YOUR GOAL: Your task is to give the number of lines in the listing that include "chart", and nothing else.

EXTRACTED RECORDS:
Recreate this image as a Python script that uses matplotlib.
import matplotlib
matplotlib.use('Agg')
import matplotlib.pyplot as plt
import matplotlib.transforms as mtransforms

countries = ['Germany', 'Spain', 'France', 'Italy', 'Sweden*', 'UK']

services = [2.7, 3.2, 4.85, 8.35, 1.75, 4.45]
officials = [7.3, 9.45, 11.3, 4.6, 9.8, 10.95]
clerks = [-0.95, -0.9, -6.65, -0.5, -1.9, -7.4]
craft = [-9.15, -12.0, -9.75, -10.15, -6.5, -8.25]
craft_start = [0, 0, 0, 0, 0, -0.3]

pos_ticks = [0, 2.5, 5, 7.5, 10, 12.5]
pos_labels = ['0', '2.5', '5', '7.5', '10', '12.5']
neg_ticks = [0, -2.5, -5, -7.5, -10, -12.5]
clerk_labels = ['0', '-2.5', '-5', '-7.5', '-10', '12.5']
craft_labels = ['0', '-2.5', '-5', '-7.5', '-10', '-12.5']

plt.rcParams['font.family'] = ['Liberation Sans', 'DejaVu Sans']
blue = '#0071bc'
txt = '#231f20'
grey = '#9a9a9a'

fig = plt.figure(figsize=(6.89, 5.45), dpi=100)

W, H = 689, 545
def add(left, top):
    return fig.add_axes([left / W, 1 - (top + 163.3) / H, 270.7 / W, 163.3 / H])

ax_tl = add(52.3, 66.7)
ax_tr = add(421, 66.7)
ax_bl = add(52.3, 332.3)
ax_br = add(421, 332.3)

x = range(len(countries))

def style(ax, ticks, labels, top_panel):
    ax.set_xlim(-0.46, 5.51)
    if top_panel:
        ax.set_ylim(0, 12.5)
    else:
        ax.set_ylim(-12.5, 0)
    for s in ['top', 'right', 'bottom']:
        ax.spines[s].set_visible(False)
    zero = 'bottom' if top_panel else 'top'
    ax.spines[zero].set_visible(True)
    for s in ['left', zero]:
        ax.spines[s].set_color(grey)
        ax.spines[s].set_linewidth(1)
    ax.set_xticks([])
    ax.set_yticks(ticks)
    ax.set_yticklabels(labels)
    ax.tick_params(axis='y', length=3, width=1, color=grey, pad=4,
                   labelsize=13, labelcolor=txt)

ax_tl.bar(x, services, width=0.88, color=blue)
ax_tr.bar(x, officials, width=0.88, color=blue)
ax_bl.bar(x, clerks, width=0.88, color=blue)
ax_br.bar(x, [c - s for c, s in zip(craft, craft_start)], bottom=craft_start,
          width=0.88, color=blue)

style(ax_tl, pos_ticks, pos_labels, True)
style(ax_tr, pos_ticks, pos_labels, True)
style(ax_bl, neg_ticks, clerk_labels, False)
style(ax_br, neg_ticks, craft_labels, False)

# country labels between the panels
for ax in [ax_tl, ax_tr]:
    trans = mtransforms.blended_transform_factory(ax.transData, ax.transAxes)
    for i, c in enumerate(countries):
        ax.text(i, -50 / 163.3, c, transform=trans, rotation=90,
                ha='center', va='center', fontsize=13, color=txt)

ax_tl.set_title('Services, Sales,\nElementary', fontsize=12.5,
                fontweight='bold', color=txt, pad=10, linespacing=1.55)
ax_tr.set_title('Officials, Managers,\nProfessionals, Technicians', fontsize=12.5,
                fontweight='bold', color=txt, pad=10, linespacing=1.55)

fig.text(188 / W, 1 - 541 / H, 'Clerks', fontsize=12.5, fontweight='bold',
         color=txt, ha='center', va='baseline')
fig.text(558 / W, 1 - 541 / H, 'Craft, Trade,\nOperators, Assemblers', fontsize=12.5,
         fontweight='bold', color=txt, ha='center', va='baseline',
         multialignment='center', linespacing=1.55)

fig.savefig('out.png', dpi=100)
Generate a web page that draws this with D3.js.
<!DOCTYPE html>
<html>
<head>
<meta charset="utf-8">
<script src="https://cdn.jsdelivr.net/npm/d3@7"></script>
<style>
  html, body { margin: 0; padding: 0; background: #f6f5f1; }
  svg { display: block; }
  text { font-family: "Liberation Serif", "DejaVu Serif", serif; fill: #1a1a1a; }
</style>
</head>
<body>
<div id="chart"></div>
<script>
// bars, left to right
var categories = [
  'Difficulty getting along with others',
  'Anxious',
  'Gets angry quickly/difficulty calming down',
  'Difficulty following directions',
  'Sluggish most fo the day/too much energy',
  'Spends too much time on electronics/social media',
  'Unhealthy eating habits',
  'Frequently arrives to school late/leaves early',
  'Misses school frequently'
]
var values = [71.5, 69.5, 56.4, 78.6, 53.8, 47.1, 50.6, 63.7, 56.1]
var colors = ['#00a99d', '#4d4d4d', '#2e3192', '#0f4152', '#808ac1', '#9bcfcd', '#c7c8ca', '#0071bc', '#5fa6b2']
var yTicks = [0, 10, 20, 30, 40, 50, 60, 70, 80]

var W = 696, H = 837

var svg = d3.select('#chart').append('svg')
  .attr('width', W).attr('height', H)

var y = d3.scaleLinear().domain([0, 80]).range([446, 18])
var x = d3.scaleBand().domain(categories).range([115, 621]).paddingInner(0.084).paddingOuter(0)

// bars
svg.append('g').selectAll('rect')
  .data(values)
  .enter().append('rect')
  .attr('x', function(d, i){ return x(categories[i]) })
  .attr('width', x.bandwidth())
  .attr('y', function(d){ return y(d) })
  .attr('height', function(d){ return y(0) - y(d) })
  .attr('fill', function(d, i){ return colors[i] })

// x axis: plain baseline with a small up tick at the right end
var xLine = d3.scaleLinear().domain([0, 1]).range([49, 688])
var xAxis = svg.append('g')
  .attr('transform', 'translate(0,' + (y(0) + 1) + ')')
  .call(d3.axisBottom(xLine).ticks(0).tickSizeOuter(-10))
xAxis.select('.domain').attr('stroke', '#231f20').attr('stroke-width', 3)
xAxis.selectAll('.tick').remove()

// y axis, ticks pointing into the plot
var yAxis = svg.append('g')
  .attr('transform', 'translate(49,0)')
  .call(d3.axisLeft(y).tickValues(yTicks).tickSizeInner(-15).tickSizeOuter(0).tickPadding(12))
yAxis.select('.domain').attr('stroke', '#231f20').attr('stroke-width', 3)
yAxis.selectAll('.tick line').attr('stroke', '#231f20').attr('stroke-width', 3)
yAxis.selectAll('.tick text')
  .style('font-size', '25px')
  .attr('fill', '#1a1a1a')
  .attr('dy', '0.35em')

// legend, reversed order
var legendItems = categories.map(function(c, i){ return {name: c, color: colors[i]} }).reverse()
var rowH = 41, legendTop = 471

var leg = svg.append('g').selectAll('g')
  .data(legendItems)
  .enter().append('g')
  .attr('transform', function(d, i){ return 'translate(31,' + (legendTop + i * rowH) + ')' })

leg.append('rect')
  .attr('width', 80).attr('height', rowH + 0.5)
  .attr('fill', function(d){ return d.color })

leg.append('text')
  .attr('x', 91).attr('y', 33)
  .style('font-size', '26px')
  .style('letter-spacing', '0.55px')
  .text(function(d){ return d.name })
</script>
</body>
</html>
...
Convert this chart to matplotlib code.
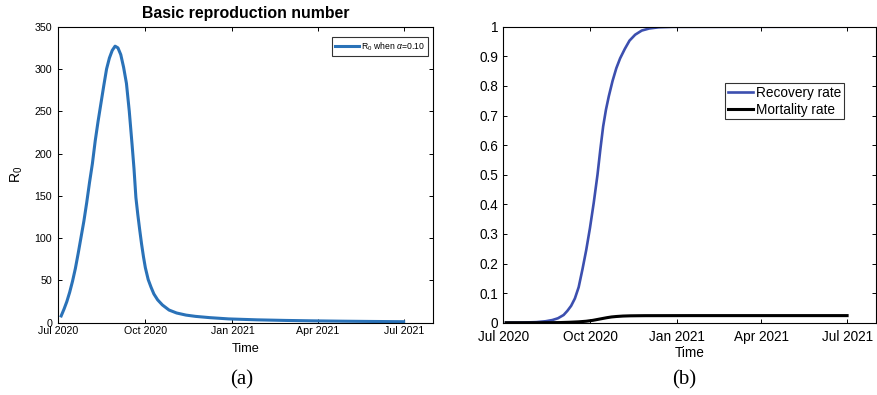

COMPLETED EXERCISE: 3